Tribune News Service
Chandigarh, June 9
At several traffic light points in the city, a kaleidoscopic view of “street kids” rummaging through swanky vehicles is likely to catch your attention. Holding stringed balloons in their hands and oblivious to this “touch-me-not-Covid era”, the little ones make their way through cars in the scorching sun and tap at your window in the hope of getting a penny or two in return, while all they get are stares and despair!
A few metres away, their parents can be seen juggling with their craft too and following the crowds, eager to make the day’s living before the night sets in. They largely eke out their living by selling brooms. A broom costs between Rs200 and Rs250, enough for them to fill their bellies. During night, these “street kids” are seen assembling their paraphernalia and retiring under the trees along the road. Their makeshift shelters are just made up of dupattas resting on four sticks. On a lazy day during the weekend lockdown, the kids are seen less on roads. With not many vehicles at the intersection point, it’s a field day for them too.
Asked about the second wave of Covid, one of the migrants says with a tinge of pride, “Hamein koi corona nahin hua. Sadkon pe rehte hain. Hamein kya hoga (what corona, we stay on roads. We did not suffer from any such virus).” According to Ganesh, a migrant labourer from Chittorgarh in Rajasthan, an MC van came and took their samples. All of them tested negative! Despite staying together in groups along the roads, none of them ever faced any symptom of Covid.
One is struck by a realisation that how Covid caged the so-called elites inside their “sanitised” cars and left them gasping for oxygen, while these free-spirited souls were out on the roads with none of them wearing any mask.
A fear that bothers the migrants is the “ashram wallahs” who pick their kids from roads and take them along. “It is only when we deposit thousands of rupees with the authorities that we get our kids back. A van comes and takes our toddlers away. I had to pay Rs25,000 to get my son back from these ‘ashram wallas’,” said Ganesh, showing his ID card. “We can raise our kids with our own money. We are proud of whatever we earn at the end of the day. We got some ration kits in the beginning of the lockdown last year, but now, we are managing on our own.”

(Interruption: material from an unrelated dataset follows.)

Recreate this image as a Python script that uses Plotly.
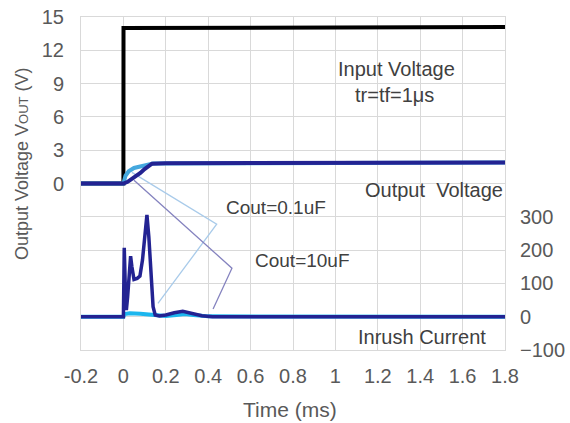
import plotly.graph_objects as go

# ---- data ----
t_in = [-0.2, 0.0, 0.0005, 1.8]
v_in = [0.0, 0.0, 14.0, 14.1]

t_out_01 = [-0.2, 0.0, 0.01, 0.025, 0.05, 0.08, 0.11, 0.14, 1.8]
v_out_01 = [0.0, 0.0, 0.7, 1.1, 1.4, 1.55, 1.7, 1.8, 1.9]

t_out_10 = [-0.2, 0.0, 0.02, 0.05, 0.08, 0.1, 0.12, 0.135, 0.2, 1.8]
v_out_10 = [0.0, 0.0, 0.15, 0.5, 0.95, 1.3, 1.6, 1.78, 1.82, 1.9]

t_cur_01 = [-0.2, 0.0, 0.005, 0.03, 0.08, 0.12, 0.15, 0.2, 0.25, 0.29, 0.33, 0.4, 1.8]
i_cur_01 = [0, 0, 8, 10, 9, 7, 4, 2, 5, 8, 5, 1, 0]

t_cur_10 = [-0.2, 0.0, 0.002, 0.004, 0.006, 0.01, 0.014, 0.02, 0.028, 0.034, 0.04, 0.05,
            0.065, 0.078, 0.09, 0.1, 0.111, 0.12, 0.13, 0.14, 0.15, 0.17, 0.2, 0.24,
            0.28, 0.32, 0.37, 0.42, 1.8]
i_cur_10 = [0, 0, 100, 207, 160, 60, 20, 60, 150, 182, 150, 112,
            115, 122, 170, 250, 306, 240, 110, 30, 5, 2, 5, 12,
            16, 10, 3, 0, 0]

x_ticks = [-0.2, 0, 0.2, 0.4, 0.6, 0.8, 1.0, 1.2, 1.4, 1.6, 1.8]
x_tick_text = ["-0.2", "0", "0.2", "0.4", "0.6", "0.8", "1", "1.2", "1.4", "1.6", "1.8"]
y_ticks = [-15, -12, -9, -6, -3, 0, 3, 6, 9, 12, 15]
y_tick_text = ["", "", "", "", "", "0", "3", "6", "9", "12", "15"]
y2_ticks = [-100, 0, 100, 200, 300]

# callout leader lines (time, voltage-axis)
lead_01_t = [0.04, 0.44, 0.163]
lead_01_v = [1.0, -3.67, -10.8]
lead_10_t = [0.05, 0.512, 0.423]
lead_10_v = [0.3, -7.63, -11.3]

DARK = "#232392"
LIGHT_V = "#45A8DE"
LIGHT_I = "#1CB6EE"
FONT = "Liberation Sans, Arial, sans-serif"
TXT = "#404040"
TICK = "#595959"
GRID = "#D9D9D9"

fig = go.Figure()

fig.add_trace(go.Scatter(x=lead_01_t, y=lead_01_v, mode="lines",
                         line=dict(color="#A9CBEA", width=1.3), hoverinfo="skip", showlegend=False))
fig.add_trace(go.Scatter(x=lead_10_t, y=lead_10_v, mode="lines",
                         line=dict(color="#8583BF", width=1.3), hoverinfo="skip", showlegend=False))

fig.add_trace(go.Scatter(x=t_cur_01, y=i_cur_01, yaxis="y2", mode="lines",
                         line=dict(color=LIGHT_I, width=4), showlegend=False))
fig.add_trace(go.Scatter(x=t_cur_10, y=i_cur_10, yaxis="y2", mode="lines",
                         line=dict(color=DARK, width=3.5), showlegend=False))

fig.add_trace(go.Scatter(x=t_in, y=v_in, mode="lines",
                         line=dict(color="black", width=4), showlegend=False))
fig.add_trace(go.Scatter(x=t_out_01, y=v_out_01, mode="lines",
                         line=dict(color=LIGHT_V, width=4), showlegend=False))
fig.add_trace(go.Scatter(x=t_out_10, y=v_out_10, mode="lines",
                         line=dict(color=DARK, width=4), showlegend=False))

ann_font = dict(family=FONT, size=20, color=TXT)
cout_font = dict(family=FONT, size=19, color=TXT)
annotations = [
    dict(x=1.29, y=10.3, text="Input Voltage", font=ann_font),
    dict(x=1.28, y=8.0, text="tr=tf=1μs", font=ann_font),
    dict(x=1.465, y=-0.6, text="Output  Voltage", font=ann_font),
    dict(x=0.72, y=-2.15, text="Cout=0.1uF", font=cout_font),
    dict(x=0.847, y=-6.9, text="Cout=10uF", font=cout_font),
    dict(x=1.41, y=-13.8, text="Inrush Current", font=ann_font),
]
for a in annotations:
    a.update(xref="x", yref="y", showarrow=False)

# axis titles as paper annotations
annotations.append(dict(xref="paper", yref="paper", x=-0.139, y=0.5586, textangle=-90,
                        showarrow=False, xanchor="center", yanchor="middle",
                        text='Output Voltage V<span style="font-size:13px">OUT</span> (V)',
                        font=dict(family=FONT, size=18, color=TICK)))
annotations.append(dict(xref="paper", yref="paper", x=0.493, y=-0.18,
                        showarrow=False, xanchor="center", yanchor="middle",
                        text="Time (ms)", font=dict(family=FONT, size=21, color=TICK)))

fig.update_layout(
    width=570, height=423,
    margin=dict(l=81, r=65, t=17, b=73),
    paper_bgcolor="white", plot_bgcolor="white",
    font=dict(family=FONT, size=20, color=TICK),
    annotations=annotations,
    xaxis=dict(range=[-0.2, 1.8], tickvals=x_ticks, ticktext=x_tick_text,
               showgrid=True, gridcolor=GRID, gridwidth=1, zeroline=False,
               showline=True, linecolor=GRID, mirror=True, automargin=False,
               ticks="", ticklabelstandoff=8, ticklabeloverflow="allow",
               tickfont=dict(family=FONT, size=20, color=TICK)),
    yaxis=dict(range=[-15, 15], tickvals=y_ticks, ticktext=y_tick_text,
               showgrid=True, gridcolor=GRID, gridwidth=1, zeroline=False,
               showline=True, linecolor=GRID, mirror=True, automargin=False,
               ticks="", ticklabelstandoff=12, ticklabeloverflow="allow",
               tickfont=dict(family=FONT, size=20, color=TICK)),
    yaxis2=dict(range=[-100, 900], tickvals=y2_ticks, overlaying="y", side="right",
                showgrid=False, zeroline=False, ticks="", ticklabelstandoff=14,
                automargin=False, ticklabeloverflow="allow",
                tickfont=dict(family=FONT, size=20, color=TICK)),
)

fig.write_html(
    "out.html",
    config={"displayModeBar": False},
    post_script="document.body.style.margin='0';document.body.style.overflow='hidden';",
)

Ganesh’s wife Reena joins the conversation with a sleepy toddler tucked along her side. She says, “Gaon jana hai. Bachon ko vahin padhaenge. Yahan jhaadoo bech ke apna pet bhar rahe hain (we want to leave for our villages, will teach our kids there).” Quite contented with whatever they earn at the end of the day, they say the lockdown bothers them more than the pandemic. Asked about what kind of help they need from the Administration, pat comes the reply, “Bas ap tarpal le aiega, barish me bache so nahin pate (just give us tarpaulin sheets, our kids find it hard to sleep during a rainy night).”